Gestern auf dem „Scoping-Termin“ in Hanau im Rahmen der gesetzlich vorgeschriebenen Umweltverträglichkeitsprüfung sicherte die zur Deutschen-Bahn-Gruppe gehörende NCS den Experten aus dem hessischen Umweltministerium, den geladenen Umweltschützern und Vertretern der Stadt erneut die angeblich sichere Verpackung und Konditionierung der Abfälle „nach den Einlagerungsbedingungen des Endlagers Konrad“ zu. Der strahlende Müll soll in 200-Liter-Fässer gefüllt und mit Beton „vergossen“ werden. Und die Fässer kämen dann in „Stahlblech-Konrad-Container“ (KC). Rund 1.000 KC, die durch einen Anstrich „dauerhaft“ vor Korrosion geschützt seien, würden gebraucht, sagt NCS.
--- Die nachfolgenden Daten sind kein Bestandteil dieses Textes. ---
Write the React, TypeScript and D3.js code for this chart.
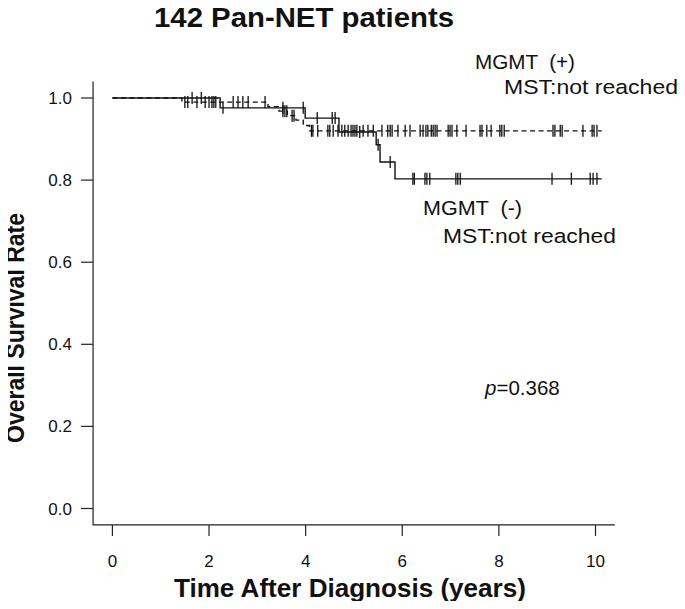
import * as d3 from 'd3';
import { useEffect, useRef } from 'react';

// MGMT (+) group: step times and survival after each step
const posEventTimes = [1.44, 3.22, 3.45, 3.62, 3.8, 3.95, 4.08];
const posSurvival = [0.99, 0.979, 0.968, 0.957, 0.946, 0.933, 0.92];
const posLastTime = 10.13;
const posCensored = [
  1.5, 1.56, 1.75, 1.92, 2.0, 2.06, 2.1, 2.14, 2.5, 2.6, 2.7, 2.81, 3.16,
  3.53, 3.57, 3.61, 3.72, 3.76,
  4.12, 4.15, 4.25, 4.46, 4.5, 4.57, 4.67, 4.75, 4.81, 4.88, 4.94, 4.98, 5.02, 5.06,
  5.19, 5.29, 5.4, 5.58, 5.7, 5.75, 5.79, 5.91, 6.06, 6.16, 6.37, 6.43, 6.49, 6.53,
  6.6, 6.64, 6.68, 6.72, 6.95, 6.99, 7.03, 7.13, 7.32, 7.61, 7.65, 7.75, 7.84,
  8.02, 8.06, 8.11, 9.12, 9.16, 9.27, 9.31, 9.74, 9.93, 9.97, 10.03,
];

// MGMT (-) group
const negEventTimes = [2.23, 3.99, 4.69, 5.46, 5.54, 5.85];
const negSurvival = [0.976, 0.951, 0.917, 0.886, 0.844, 0.803];
const negLastTime = 10.13;
const negCensored = [
  1.65, 1.84, 2.29, 3.53, 3.95, 4.24, 4.55, 4.61, 5.12, 5.5, 5.75,
  6.22, 6.25, 6.47, 6.51, 6.57, 7.11, 7.15, 7.2, 9.1, 9.5, 9.89, 9.95, 10.03,
];

const xTicks = [0, 2, 4, 6, 8, 10];
const yTicks = [0, 0.2, 0.4, 0.6, 0.8, 1.0];

const FONT = '"Liberation Sans", Arial, sans-serif';

const KaplanMeier = () => {
  const ref = useRef<SVGSVGElement>(null);

  useEffect(() => {
    const svg = d3.select(ref.current);
    svg.selectAll('*').remove();

    const width = 685, height = 609;
    svg.attr('width', width).attr('height', height).style('display', 'block');

    const x = d3.scaleLinear().domain([0, 10]).range([112.4, 595.5]);
    const y = d3.scaleLinear().domain([0, 1]).range([508.5, 98]);

    const g = svg.append('g').attr('font-family', FONT).attr('fill', '#111');

    // L-shaped box (R style, 4% extension)
    g.append('path')
      .attr('d', `M${x(-0.4)},${y(1.04)}V${y(-0.04)}H${x(10.4)}`)
      .attr('fill', 'none')
      .attr('stroke', '#222')
      .attr('stroke-width', 1.2);

    // x ticks
    g.selectAll('line.xt')
      .data(xTicks)
      .enter()
      .append('line')
      .attr('x1', d => x(d)).attr('x2', d => x(d))
      .attr('y1', y(-0.04)).attr('y2', y(-0.04) + 11)
      .attr('stroke', '#222').attr('stroke-width', 1.2);
    g.selectAll('text.xl')
      .data(xTicks)
      .enter()
      .append('text')
      .attr('x', d => x(d))
      .attr('y', 567)
      .attr('text-anchor', 'middle')
      .attr('font-size', 17)
      .text(d => d);

    // y ticks
    g.selectAll('line.yt')
      .data(yTicks)
      .enter()
      .append('line')
      .attr('x1', x(-0.4) - 12).attr('x2', x(-0.4))
      .attr('y1', d => y(d)).attr('y2', d => y(d))
      .attr('stroke', '#222').attr('stroke-width', 1.2);
    g.selectAll('text.yl')
      .data(yTicks)
      .enter()
      .append('text')
      .attr('x', 72)
      .attr('y', d => y(d) + 6)
      .attr('text-anchor', 'end')
      .attr('font-size', 17)
      .text(d => d.toFixed(1));

    // axis titles
    g.append('text')
      .attr('x', x(5) - 4)
      .attr('y', 597)
      .attr('text-anchor', 'middle')
      .attr('font-size', 26)
      .attr('font-weight', 'bold')
      .attr('textLength', 352)
      .attr('lengthAdjust', 'spacingAndGlyphs')
      .text('Time After Diagnosis (years)');
    g.append('text')
      .attr('transform', `translate(24,328) rotate(-90)`)
      .attr('text-anchor', 'middle')
      .attr('font-size', 25)
      .attr('font-weight', 'bold')
      .attr('textLength', 230)
      .attr('lengthAdjust', 'spacingAndGlyphs')
      .text('Overall Survival Rate');

    // title
    g.append('text')
      .attr('x', 154)
      .attr('y', 27)
      .attr('font-size', 27)
      .attr('font-weight', 'bold')
      .attr('textLength', 300)
      .attr('lengthAdjust', 'spacingAndGlyphs')
      .text('142 Pan-NET patients');

    // survival curves
    const stepPoints = (times: number[], surv: number[], last: number) => {
      const pts: [number, number][] = [[0, 1]];
      times.forEach((t, i) => pts.push([t, surv[i]]));
      pts.push([last, surv[surv.length - 1]]);
      return pts;
    };
    const survAt = (times: number[], surv: number[], t: number) => {
      let s = 1;
      times.forEach((et, i) => { if (et <= t) s = surv[i]; });
      return s;
    };
    const line = d3.line<[number, number]>()
      .x(d => x(d[0]))
      .y(d => y(d[1]))
      .curve(d3.curveStepAfter);

    const groups = [
      { times: posEventTimes, surv: posSurvival, last: posLastTime, cens: posCensored, dash: '5,3.5' },
      { times: negEventTimes, surv: negSurvival, last: negLastTime, cens: negCensored, dash: null },
    ];

    groups.forEach(grp => {
      g.append('path')
        .attr('d', line(stepPoints(grp.times, grp.surv, grp.last)))
        .attr('fill', 'none')
        .attr('stroke', '#111')
        .attr('stroke-width', 1.4)
        .attr('stroke-dasharray', grp.dash);
      g.append('g')
        .selectAll('line')
        .data(grp.cens)
        .enter()
        .append('line')
        .attr('x1', d => x(d)).attr('x2', d => x(d))
        .attr('y1', d => y(survAt(grp.times, grp.surv, d)) - 6)
        .attr('y2', d => y(survAt(grp.times, grp.surv, d)) + 6)
        .attr('stroke', '#111')
        .attr('stroke-width', 1.3);
    });

    // annotations
    const note = (tx: string, px: number, py: number, len: number) =>
      g.append('text')
        .attr('x', px).attr('y', py)
        .attr('font-size', 20.5)
        .attr('textLength', len)
        .attr('lengthAdjust', 'spacingAndGlyphs')
        .style('white-space', 'pre')
        .text(tx);
    note('MGMT  (+)', 475, 69, 100);
    note('MST:not reached', 504, 94, 174);
    note('MGMT  (-)', 423, 215, 99);
    note('MST:not reached', 443, 243, 173);

    const p = g.append('text')
      .attr('x', 485).attr('y', 395)
      .attr('font-size', 20.5);
    p.append('tspan').attr('font-style', 'italic').text('p');
    p.append('tspan').text('=0.368');
  }, []);

  return <svg ref={ref}></svg>;
};

export default function App() {
  return (
    <div style={{ margin: -8 }}>
      <KaplanMeier />
    </div>
  );
}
Die Umweltschützer kritisierten vor allen Dingen die unbestimmte Dauer der „Zwischenlagerung“ in Hanau und die „Naturbelüftung“ der Lagerhalle, die eine Rostbildung befördere – trotz Anstrich. Die Frage der Entsorgung sei ungeklärt, echauffierte sich Eduard Bernhard vom BBU im Gespräch mit der taz: „Da bleibt das Teufelszeug doch bis zum Sankt-Nimmerleins-Tag in Hanau liegen.“ Dort stehe auch noch immer der Bundesbunker, gab Bernhard weiter zu bedenken. In dem lagern unter anderem noch mehr als hundert MOX-Brennelemente, die einmal für den nie in Betrieb gegangenen Schnellen Brüter in Kalkar gedacht waren. Statt eine „zugige Lagerhalle“ zu bauen, sollten Siemens und die NCS die bei der Demontage der Anlagen anfallenden radioaktiven Abfälle lieber in diesem sicheren Bundesbunker „temporär deponieren“. Das jedenfalls hatte Elmar Diez von der IUH und den Grünen bereits auf dem Erörterungstermin zum Rückbau der MOX-Anlage (alt) im Frühjahr angeregt. Und Diez und Bernhard (BBU) forderten – vergeblich – auch die „Einhausung“ aller Anlagen auf dem Gelände vor dem Beginn der eigentlichen Rückbaumaßnahmen. Eine solche „Schutzbarriere“ sei notwendig, weil die Gebäude mit den Fertigungsanlagen bei der Demontage „schutzlos Einflüssen von außen ausgesetzt“ seien: etwa bei Flugzeugabstürzen oder Erdbeben. Siemens will jetzt nach der Demontage, etwa von Dächern, „Folienzelte“ aufstellen; für Diez und Bernhard „ein Witz“.

Die „Bunkerlösung“ im Zusammenhang mit der Lagerung der beim Rückbau anfallenden radioaktiven Abfälle ist für die beiden Dauerkämpfer gegen die Hanauer Atomanlagen allerdings auch nur ein „Notprogramm“ (Bernhard). Besser wäre es, „das ganze Zeug“ einfach fortzuschaffen. Aber wohin? Nach Gorleben? Dass sie in der Argumentationsfalle sitzen, wissen die Umweltschützer – und ihre Gegner. Die Entscheidung wird ihnen ohnehin vom CDU-geführten hessischen Umweltministerium abgenommen. Das muss jetzt den Antrag der NCS bescheiden. Die Firma rechnet fest mit der Genehmigung.